>> Start Supplied records

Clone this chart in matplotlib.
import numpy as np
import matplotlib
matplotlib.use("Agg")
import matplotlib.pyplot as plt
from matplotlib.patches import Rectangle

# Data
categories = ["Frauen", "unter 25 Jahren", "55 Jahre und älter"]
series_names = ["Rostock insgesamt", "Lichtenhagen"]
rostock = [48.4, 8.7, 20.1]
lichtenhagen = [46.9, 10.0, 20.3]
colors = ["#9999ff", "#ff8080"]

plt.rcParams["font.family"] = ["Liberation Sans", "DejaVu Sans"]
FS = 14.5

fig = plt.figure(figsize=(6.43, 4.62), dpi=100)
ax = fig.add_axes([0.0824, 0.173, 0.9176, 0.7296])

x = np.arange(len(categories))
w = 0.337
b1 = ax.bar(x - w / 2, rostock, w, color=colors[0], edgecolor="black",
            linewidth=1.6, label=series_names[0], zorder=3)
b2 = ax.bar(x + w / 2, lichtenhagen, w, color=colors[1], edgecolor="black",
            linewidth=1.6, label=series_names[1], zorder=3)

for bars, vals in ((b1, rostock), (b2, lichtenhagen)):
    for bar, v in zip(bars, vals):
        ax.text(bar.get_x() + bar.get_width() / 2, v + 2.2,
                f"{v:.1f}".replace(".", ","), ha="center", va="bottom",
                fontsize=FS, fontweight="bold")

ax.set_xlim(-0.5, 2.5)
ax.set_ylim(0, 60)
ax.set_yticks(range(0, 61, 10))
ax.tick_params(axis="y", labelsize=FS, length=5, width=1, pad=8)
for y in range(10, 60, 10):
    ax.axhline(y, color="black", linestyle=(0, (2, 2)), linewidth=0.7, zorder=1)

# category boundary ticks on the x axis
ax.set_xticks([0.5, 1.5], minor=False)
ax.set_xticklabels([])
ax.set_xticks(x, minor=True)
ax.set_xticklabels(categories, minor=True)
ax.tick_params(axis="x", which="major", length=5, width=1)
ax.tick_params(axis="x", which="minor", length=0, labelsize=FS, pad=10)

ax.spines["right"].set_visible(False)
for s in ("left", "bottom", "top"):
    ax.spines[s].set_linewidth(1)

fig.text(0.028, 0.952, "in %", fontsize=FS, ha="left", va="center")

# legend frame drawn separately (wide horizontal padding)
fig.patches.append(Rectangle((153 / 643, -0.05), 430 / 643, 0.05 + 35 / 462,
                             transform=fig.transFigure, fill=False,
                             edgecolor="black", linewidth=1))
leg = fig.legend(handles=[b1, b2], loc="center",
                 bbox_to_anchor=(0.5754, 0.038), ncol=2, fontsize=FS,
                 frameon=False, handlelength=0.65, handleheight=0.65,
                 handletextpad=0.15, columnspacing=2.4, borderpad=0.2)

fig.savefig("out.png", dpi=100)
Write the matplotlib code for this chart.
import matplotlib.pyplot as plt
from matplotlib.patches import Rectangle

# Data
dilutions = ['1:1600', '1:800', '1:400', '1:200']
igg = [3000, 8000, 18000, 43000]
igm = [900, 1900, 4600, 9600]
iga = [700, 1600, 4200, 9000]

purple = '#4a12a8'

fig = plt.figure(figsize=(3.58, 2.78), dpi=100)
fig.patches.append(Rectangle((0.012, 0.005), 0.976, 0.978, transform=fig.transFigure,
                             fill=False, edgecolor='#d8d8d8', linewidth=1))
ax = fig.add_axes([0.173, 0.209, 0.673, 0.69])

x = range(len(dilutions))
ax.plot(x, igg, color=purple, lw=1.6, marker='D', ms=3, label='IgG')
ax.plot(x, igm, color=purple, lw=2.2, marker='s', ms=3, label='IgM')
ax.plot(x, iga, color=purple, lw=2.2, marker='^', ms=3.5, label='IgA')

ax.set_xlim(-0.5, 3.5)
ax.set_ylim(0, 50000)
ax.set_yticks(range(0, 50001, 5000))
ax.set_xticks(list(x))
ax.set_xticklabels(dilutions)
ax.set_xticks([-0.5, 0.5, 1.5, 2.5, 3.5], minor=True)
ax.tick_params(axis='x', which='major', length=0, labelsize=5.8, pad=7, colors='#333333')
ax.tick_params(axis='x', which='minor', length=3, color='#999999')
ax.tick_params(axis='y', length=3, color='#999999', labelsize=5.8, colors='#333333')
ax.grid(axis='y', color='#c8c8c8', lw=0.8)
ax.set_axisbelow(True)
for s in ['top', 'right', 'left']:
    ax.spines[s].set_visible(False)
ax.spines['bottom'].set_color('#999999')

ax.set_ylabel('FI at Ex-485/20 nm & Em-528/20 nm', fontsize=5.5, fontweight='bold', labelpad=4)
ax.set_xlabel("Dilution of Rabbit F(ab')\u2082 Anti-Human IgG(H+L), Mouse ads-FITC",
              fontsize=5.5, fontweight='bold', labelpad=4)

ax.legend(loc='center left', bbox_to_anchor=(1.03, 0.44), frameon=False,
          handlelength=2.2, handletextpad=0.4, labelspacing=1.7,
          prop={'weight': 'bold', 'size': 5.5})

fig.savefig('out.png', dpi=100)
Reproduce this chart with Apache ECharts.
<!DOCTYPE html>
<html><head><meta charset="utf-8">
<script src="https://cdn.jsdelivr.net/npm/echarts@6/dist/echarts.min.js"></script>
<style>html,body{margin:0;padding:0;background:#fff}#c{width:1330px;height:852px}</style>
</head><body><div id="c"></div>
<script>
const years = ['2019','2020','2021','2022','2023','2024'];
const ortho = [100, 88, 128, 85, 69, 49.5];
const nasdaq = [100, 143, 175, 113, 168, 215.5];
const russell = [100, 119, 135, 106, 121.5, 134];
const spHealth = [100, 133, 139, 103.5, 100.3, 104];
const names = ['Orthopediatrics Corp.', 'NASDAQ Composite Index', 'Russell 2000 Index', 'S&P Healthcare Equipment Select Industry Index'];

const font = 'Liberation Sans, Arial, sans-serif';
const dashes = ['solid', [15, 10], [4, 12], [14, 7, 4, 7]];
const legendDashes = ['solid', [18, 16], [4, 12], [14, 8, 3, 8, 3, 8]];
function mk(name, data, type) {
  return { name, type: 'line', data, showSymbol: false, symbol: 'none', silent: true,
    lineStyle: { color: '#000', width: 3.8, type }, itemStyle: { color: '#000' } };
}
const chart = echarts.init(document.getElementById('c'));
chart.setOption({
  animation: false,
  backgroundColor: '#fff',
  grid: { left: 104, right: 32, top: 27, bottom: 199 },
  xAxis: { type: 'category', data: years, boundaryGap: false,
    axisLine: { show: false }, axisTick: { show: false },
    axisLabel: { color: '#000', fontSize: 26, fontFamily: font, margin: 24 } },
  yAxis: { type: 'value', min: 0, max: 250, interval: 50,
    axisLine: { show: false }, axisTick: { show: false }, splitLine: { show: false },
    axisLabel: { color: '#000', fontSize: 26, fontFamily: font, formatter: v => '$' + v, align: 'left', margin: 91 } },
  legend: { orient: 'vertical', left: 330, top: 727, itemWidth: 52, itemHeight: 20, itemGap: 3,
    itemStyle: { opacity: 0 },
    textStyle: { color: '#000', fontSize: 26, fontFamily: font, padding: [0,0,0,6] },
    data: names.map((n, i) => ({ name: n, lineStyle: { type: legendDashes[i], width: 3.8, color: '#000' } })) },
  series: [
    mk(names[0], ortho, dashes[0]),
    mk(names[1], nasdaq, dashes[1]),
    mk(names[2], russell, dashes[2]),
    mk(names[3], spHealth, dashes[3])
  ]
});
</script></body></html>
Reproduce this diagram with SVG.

>> End Supplied records

### Written exercise
Please reproduce all of the entries exactly as they stand.

### Correct result
Clone this chart in matplotlib.
import numpy as np
import matplotlib
matplotlib.use("Agg")
import matplotlib.pyplot as plt
from matplotlib.patches import Rectangle

# Data
categories = ["Frauen", "unter 25 Jahren", "55 Jahre und älter"]
series_names = ["Rostock insgesamt", "Lichtenhagen"]
rostock = [48.4, 8.7, 20.1]
lichtenhagen = [46.9, 10.0, 20.3]
colors = ["#9999ff", "#ff8080"]

plt.rcParams["font.family"] = ["Liberation Sans", "DejaVu Sans"]
FS = 14.5

fig = plt.figure(figsize=(6.43, 4.62), dpi=100)
ax = fig.add_axes([0.0824, 0.173, 0.9176, 0.7296])

x = np.arange(len(categories))
w = 0.337
b1 = ax.bar(x - w / 2, rostock, w, color=colors[0], edgecolor="black",
            linewidth=1.6, label=series_names[0], zorder=3)
b2 = ax.bar(x + w / 2, lichtenhagen, w, color=colors[1], edgecolor="black",
            linewidth=1.6, label=series_names[1], zorder=3)

for bars, vals in ((b1, rostock), (b2, lichtenhagen)):
    for bar, v in zip(bars, vals):
        ax.text(bar.get_x() + bar.get_width() / 2, v + 2.2,
                f"{v:.1f}".replace(".", ","), ha="center", va="bottom",
                fontsize=FS, fontweight="bold")

ax.set_xlim(-0.5, 2.5)
ax.set_ylim(0, 60)
ax.set_yticks(range(0, 61, 10))
ax.tick_params(axis="y", labelsize=FS, length=5, width=1, pad=8)
for y in range(10, 60, 10):
    ax.axhline(y, color="black", linestyle=(0, (2, 2)), linewidth=0.7, zorder=1)

# category boundary ticks on the x axis
ax.set_xticks([0.5, 1.5], minor=False)
ax.set_xticklabels([])
ax.set_xticks(x, minor=True)
ax.set_xticklabels(categories, minor=True)
ax.tick_params(axis="x", which="major", length=5, width=1)
ax.tick_params(axis="x", which="minor", length=0, labelsize=FS, pad=10)

ax.spines["right"].set_visible(False)
for s in ("left", "bottom", "top"):
    ax.spines[s].set_linewidth(1)

fig.text(0.028, 0.952, "in %", fontsize=FS, ha="left", va="center")

# legend frame drawn separately (wide horizontal padding)
fig.patches.append(Rectangle((153 / 643, -0.05), 430 / 643, 0.05 + 35 / 462,
                             transform=fig.transFigure, fill=False,
                             edgecolor="black", linewidth=1))
leg = fig.legend(handles=[b1, b2], loc="center",
                 bbox_to_anchor=(0.5754, 0.038), ncol=2, fontsize=FS,
                 frameon=False, handlelength=0.65, handleheight=0.65,
                 handletextpad=0.15, columnspacing=2.4, borderpad=0.2)

fig.savefig("out.png", dpi=100)
Write the matplotlib code for this chart.
import matplotlib.pyplot as plt
from matplotlib.patches import Rectangle

# Data
dilutions = ['1:1600', '1:800', '1:400', '1:200']
igg = [3000, 8000, 18000, 43000]
igm = [900, 1900, 4600, 9600]
iga = [700, 1600, 4200, 9000]

purple = '#4a12a8'

fig = plt.figure(figsize=(3.58, 2.78), dpi=100)
fig.patches.append(Rectangle((0.012, 0.005), 0.976, 0.978, transform=fig.transFigure,
                             fill=False, edgecolor='#d8d8d8', linewidth=1))
ax = fig.add_axes([0.173, 0.209, 0.673, 0.69])

x = range(len(dilutions))
ax.plot(x, igg, color=purple, lw=1.6, marker='D', ms=3, label='IgG')
ax.plot(x, igm, color=purple, lw=2.2, marker='s', ms=3, label='IgM')
ax.plot(x, iga, color=purple, lw=2.2, marker='^', ms=3.5, label='IgA')

ax.set_xlim(-0.5, 3.5)
ax.set_ylim(0, 50000)
ax.set_yticks(range(0, 50001, 5000))
ax.set_xticks(list(x))
ax.set_xticklabels(dilutions)
ax.set_xticks([-0.5, 0.5, 1.5, 2.5, 3.5], minor=True)
ax.tick_params(axis='x', which='major', length=0, labelsize=5.8, pad=7, colors='#333333')
ax.tick_params(axis='x', which='minor', length=3, color='#999999')
ax.tick_params(axis='y', length=3, color='#999999', labelsize=5.8, colors='#333333')
ax.grid(axis='y', color='#c8c8c8', lw=0.8)
ax.set_axisbelow(True)
for s in ['top', 'right', 'left']:
    ax.spines[s].set_visible(False)
ax.spines['bottom'].set_color('#999999')

ax.set_ylabel('FI at Ex-485/20 nm & Em-528/20 nm', fontsize=5.5, fontweight='bold', labelpad=4)
ax.set_xlabel("Dilution of Rabbit F(ab')\u2082 Anti-Human IgG(H+L), Mouse ads-FITC",
              fontsize=5.5, fontweight='bold', labelpad=4)

ax.legend(loc='center left', bbox_to_anchor=(1.03, 0.44), frameon=False,
          handlelength=2.2, handletextpad=0.4, labelspacing=1.7,
          prop={'weight': 'bold', 'size': 5.5})

fig.savefig('out.png', dpi=100)
Reproduce this chart with Apache ECharts.
<!DOCTYPE html>
<html><head><meta charset="utf-8">
<script src="https://cdn.jsdelivr.net/npm/echarts@6/dist/echarts.min.js"></script>
<style>html,body{margin:0;padding:0;background:#fff}#c{width:1330px;height:852px}</style>
</head><body><div id="c"></div>
<script>
const years = ['2019','2020','2021','2022','2023','2024'];
const ortho = [100, 88, 128, 85, 69, 49.5];
const nasdaq = [100, 143, 175, 113, 168, 215.5];
const russell = [100, 119, 135, 106, 121.5, 134];
const spHealth = [100, 133, 139, 103.5, 100.3, 104];
const names = ['Orthopediatrics Corp.', 'NASDAQ Composite Index', 'Russell 2000 Index', 'S&P Healthcare Equipment Select Industry Index'];

const font = 'Liberation Sans, Arial, sans-serif';
const dashes = ['solid', [15, 10], [4, 12], [14, 7, 4, 7]];
const legendDashes = ['solid', [18, 16], [4, 12], [14, 8, 3, 8, 3, 8]];
function mk(name, data, type) {
  return { name, type: 'line', data, showSymbol: false, symbol: 'none', silent: true,
    lineStyle: { color: '#000', width: 3.8, type }, itemStyle: { color: '#000' } };
}
const chart = echarts.init(document.getElementById('c'));
chart.setOption({
  animation: false,
  backgroundColor: '#fff',
  grid: { left: 104, right: 32, top: 27, bottom: 199 },
  xAxis: { type: 'category', data: years, boundaryGap: false,
    axisLine: { show: false }, axisTick: { show: false },
    axisLabel: { color: '#000', fontSize: 26, fontFamily: font, margin: 24 } },
  yAxis: { type: 'value', min: 0, max: 250, interval: 50,
    axisLine: { show: false }, axisTick: { show: false }, splitLine: { show: false },
    axisLabel: { color: '#000', fontSize: 26, fontFamily: font, formatter: v => '$' + v, align: 'left', margin: 91 } },
  legend: { orient: 'vertical', left: 330, top: 727, itemWidth: 52, itemHeight: 20, itemGap: 3,
    itemStyle: { opacity: 0 },
    textStyle: { color: '#000', fontSize: 26, fontFamily: font, padding: [0,0,0,6] },
    data: names.map((n, i) => ({ name: n, lineStyle: { type: legendDashes[i], width: 3.8, color: '#000' } })) },
  series: [
    mk(names[0], ortho, dashes[0]),
    mk(names[1], nasdaq, dashes[1]),
    mk(names[2], russell, dashes[2]),
    mk(names[3], spHealth, dashes[3])
  ]
});
</script></body></html>
Reproduce this diagram with SVG.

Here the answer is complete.